(Records from a collection)
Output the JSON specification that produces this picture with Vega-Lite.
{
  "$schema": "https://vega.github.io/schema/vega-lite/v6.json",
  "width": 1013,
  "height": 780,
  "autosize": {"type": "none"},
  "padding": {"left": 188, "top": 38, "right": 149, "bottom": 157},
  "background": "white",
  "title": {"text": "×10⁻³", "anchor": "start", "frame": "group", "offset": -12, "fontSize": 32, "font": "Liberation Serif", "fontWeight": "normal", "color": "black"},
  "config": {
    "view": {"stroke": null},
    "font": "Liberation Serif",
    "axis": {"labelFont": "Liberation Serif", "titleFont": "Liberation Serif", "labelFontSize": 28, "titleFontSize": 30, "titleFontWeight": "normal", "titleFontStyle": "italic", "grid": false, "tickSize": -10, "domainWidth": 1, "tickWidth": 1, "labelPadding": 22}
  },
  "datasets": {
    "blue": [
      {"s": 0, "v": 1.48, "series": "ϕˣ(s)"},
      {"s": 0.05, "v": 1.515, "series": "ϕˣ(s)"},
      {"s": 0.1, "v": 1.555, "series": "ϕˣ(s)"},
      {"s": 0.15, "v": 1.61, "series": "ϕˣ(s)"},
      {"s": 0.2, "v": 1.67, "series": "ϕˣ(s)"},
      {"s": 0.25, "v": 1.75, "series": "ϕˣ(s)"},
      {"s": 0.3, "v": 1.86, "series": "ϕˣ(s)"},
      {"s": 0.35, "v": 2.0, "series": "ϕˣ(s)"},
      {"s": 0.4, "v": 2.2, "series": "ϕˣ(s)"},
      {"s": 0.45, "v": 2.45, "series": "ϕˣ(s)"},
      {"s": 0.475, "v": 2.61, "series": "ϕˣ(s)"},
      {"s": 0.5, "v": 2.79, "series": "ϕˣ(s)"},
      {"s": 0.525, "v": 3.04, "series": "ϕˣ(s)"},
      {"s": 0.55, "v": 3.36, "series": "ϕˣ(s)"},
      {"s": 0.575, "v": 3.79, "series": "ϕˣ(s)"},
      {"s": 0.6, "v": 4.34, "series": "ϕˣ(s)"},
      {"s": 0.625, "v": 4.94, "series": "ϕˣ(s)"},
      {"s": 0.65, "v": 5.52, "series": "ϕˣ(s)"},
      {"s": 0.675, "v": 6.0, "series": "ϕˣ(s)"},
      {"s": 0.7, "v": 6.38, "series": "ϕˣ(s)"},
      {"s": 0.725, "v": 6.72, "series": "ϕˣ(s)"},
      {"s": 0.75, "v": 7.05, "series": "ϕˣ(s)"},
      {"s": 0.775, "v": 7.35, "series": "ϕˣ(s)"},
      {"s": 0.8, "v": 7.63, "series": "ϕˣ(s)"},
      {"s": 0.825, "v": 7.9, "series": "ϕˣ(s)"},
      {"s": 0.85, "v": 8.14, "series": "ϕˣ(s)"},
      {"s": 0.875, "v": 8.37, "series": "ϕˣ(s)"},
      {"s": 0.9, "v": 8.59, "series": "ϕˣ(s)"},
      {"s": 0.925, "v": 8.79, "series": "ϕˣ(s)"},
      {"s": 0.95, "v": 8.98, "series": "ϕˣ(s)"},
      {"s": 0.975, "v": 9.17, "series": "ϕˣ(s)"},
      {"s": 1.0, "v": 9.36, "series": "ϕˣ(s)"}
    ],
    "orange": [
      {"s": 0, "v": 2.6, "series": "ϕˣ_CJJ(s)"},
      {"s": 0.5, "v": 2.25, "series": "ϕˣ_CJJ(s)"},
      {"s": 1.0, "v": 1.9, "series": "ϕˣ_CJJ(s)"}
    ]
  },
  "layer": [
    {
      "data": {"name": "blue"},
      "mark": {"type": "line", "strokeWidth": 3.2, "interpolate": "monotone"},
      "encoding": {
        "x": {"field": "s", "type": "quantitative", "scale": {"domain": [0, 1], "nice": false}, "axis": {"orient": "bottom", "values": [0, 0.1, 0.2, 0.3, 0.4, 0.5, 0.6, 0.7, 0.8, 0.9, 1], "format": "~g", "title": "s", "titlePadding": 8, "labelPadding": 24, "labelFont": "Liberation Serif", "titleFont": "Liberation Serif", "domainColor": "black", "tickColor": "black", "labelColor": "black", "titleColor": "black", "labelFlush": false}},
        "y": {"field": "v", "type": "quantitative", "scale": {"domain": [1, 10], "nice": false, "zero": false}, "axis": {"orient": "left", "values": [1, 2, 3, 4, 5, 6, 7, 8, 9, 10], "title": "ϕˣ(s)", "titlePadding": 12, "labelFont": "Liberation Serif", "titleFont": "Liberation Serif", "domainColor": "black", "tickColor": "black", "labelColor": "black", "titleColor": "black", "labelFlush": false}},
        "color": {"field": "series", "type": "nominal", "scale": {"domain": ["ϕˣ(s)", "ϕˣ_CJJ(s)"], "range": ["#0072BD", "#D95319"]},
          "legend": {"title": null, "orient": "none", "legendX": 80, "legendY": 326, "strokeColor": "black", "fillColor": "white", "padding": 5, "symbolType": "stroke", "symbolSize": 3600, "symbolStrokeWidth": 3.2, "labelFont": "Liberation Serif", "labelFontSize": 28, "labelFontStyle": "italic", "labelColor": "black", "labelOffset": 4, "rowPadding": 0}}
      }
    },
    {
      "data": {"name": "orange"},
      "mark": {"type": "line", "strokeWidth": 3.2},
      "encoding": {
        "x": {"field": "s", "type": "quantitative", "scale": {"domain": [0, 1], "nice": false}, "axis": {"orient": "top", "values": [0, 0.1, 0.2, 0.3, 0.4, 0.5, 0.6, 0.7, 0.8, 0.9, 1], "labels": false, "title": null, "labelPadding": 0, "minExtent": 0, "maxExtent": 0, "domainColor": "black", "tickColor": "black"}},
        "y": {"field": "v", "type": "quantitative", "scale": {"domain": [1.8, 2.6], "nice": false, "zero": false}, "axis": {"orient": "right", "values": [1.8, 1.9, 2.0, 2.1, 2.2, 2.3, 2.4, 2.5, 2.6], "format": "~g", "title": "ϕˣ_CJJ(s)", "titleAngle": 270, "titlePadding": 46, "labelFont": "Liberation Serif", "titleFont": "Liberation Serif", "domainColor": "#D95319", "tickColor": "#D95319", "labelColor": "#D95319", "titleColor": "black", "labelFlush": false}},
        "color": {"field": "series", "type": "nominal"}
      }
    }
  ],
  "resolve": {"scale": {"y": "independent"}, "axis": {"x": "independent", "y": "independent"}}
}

==

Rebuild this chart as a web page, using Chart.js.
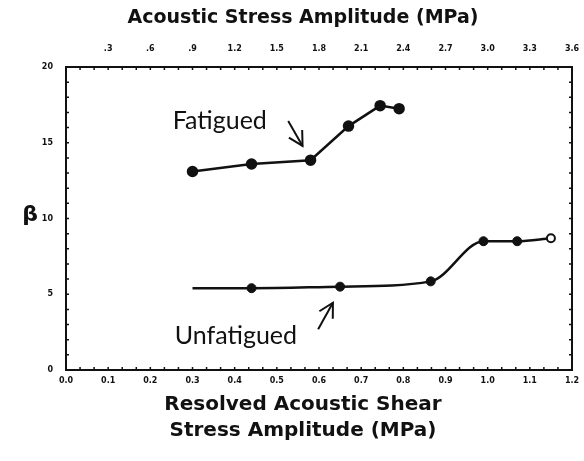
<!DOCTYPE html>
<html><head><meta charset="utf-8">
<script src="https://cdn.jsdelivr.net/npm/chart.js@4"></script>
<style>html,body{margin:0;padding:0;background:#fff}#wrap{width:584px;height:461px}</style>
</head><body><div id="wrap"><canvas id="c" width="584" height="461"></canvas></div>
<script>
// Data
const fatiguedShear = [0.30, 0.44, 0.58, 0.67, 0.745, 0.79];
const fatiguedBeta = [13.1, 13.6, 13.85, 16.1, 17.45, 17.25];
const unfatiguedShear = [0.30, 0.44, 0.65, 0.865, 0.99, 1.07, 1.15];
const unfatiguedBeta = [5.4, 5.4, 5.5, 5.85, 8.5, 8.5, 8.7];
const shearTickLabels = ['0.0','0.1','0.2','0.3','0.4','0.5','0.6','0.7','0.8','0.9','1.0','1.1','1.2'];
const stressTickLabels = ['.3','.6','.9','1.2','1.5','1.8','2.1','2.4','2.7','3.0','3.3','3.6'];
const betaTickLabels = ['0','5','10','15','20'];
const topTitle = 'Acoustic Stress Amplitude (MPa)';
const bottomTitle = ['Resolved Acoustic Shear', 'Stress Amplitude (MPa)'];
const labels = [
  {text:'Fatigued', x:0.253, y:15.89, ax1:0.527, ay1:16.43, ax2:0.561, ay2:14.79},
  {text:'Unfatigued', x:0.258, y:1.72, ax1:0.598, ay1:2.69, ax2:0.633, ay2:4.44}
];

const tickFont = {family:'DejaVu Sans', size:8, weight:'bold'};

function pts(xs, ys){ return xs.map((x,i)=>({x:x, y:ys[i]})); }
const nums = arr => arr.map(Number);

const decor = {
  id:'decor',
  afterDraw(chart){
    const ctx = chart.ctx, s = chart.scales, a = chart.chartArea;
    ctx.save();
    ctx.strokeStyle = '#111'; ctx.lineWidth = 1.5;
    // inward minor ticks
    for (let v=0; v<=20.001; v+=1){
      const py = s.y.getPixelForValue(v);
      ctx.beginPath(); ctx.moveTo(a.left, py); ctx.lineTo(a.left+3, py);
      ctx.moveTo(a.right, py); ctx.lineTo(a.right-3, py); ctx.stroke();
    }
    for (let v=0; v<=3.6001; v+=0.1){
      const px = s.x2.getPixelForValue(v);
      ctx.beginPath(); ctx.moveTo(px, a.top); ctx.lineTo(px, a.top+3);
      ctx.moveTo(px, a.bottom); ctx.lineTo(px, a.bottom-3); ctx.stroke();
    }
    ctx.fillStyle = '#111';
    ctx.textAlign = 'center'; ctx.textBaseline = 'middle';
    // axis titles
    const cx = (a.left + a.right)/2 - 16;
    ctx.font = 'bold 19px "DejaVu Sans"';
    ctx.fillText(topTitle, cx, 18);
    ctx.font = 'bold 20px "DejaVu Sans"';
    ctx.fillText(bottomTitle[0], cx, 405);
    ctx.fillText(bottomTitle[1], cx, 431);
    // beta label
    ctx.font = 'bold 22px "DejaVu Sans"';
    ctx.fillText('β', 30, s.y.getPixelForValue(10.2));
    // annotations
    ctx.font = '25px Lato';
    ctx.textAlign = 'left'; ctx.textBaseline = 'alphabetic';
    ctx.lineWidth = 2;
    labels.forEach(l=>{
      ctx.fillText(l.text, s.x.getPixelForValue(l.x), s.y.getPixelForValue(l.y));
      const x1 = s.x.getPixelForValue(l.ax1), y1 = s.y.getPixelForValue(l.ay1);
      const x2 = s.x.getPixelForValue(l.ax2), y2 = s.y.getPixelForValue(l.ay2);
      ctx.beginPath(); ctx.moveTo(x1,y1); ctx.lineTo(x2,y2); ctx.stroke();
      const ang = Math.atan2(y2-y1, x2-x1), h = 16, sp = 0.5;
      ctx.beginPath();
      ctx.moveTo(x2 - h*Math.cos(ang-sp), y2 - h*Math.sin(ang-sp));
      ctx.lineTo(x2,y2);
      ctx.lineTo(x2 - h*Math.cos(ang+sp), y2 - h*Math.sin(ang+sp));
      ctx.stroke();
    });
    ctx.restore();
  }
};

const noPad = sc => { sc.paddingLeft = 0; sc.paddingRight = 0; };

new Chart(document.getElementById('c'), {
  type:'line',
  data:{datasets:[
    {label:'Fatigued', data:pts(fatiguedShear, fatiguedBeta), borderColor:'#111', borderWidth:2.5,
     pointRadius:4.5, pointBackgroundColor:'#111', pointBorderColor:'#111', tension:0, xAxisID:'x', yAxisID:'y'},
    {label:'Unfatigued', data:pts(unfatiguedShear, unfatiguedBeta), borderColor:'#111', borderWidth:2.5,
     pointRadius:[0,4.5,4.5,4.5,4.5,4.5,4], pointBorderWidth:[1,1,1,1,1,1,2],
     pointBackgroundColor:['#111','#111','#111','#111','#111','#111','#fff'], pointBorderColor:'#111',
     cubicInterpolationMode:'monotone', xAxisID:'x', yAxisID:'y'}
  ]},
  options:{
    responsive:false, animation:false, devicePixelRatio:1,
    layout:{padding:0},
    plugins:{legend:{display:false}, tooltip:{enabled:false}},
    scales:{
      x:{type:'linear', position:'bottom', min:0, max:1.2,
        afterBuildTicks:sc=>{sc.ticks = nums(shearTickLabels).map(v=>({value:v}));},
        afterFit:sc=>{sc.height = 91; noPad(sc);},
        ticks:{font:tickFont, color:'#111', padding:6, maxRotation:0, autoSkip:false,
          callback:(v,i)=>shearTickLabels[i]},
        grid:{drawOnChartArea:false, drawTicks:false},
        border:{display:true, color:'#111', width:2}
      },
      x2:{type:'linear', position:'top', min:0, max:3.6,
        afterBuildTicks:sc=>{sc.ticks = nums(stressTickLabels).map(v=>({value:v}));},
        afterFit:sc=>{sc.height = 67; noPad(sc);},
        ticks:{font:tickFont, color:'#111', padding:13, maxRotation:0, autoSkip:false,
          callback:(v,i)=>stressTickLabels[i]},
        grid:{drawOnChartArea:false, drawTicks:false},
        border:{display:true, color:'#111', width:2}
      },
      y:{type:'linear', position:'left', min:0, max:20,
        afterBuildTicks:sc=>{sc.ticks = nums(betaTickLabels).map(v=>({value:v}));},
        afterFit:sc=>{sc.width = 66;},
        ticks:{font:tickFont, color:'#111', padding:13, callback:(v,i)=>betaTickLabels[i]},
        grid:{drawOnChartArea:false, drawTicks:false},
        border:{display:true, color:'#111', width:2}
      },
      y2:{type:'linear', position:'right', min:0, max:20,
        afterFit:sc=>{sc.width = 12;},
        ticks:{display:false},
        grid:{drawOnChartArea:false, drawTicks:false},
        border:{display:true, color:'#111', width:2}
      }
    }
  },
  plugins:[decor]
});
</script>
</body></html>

**YOUR GOAL:** Exactly and only the lines from the line with "Rebuild this chart" to the line with "const nums = arr => arr.map(Number);", both ends included, should be echoed. Do not carry over the pictures.

**RESPONSE TO THE TASK:**
Rebuild this chart as a web page, using Chart.js.
<!DOCTYPE html>
<html><head><meta charset="utf-8">
<script src="https://cdn.jsdelivr.net/npm/chart.js@4"></script>
<style>html,body{margin:0;padding:0;background:#fff}#wrap{width:584px;height:461px}</style>
</head><body><div id="wrap"><canvas id="c" width="584" height="461"></canvas></div>
<script>
// Data
const fatiguedShear = [0.30, 0.44, 0.58, 0.67, 0.745, 0.79];
const fatiguedBeta = [13.1, 13.6, 13.85, 16.1, 17.45, 17.25];
const unfatiguedShear = [0.30, 0.44, 0.65, 0.865, 0.99, 1.07, 1.15];
const unfatiguedBeta = [5.4, 5.4, 5.5, 5.85, 8.5, 8.5, 8.7];
const shearTickLabels = ['0.0','0.1','0.2','0.3','0.4','0.5','0.6','0.7','0.8','0.9','1.0','1.1','1.2'];
const stressTickLabels = ['.3','.6','.9','1.2','1.5','1.8','2.1','2.4','2.7','3.0','3.3','3.6'];
const betaTickLabels = ['0','5','10','15','20'];
const topTitle = 'Acoustic Stress Amplitude (MPa)';
const bottomTitle = ['Resolved Acoustic Shear', 'Stress Amplitude (MPa)'];
const labels = [
  {text:'Fatigued', x:0.253, y:15.89, ax1:0.527, ay1:16.43, ax2:0.561, ay2:14.79},
  {text:'Unfatigued', x:0.258, y:1.72, ax1:0.598, ay1:2.69, ax2:0.633, ay2:4.44}
];

const tickFont = {family:'DejaVu Sans', size:8, weight:'bold'};

function pts(xs, ys){ return xs.map((x,i)=>({x:x, y:ys[i]})); }
const nums = arr => arr.map(Number);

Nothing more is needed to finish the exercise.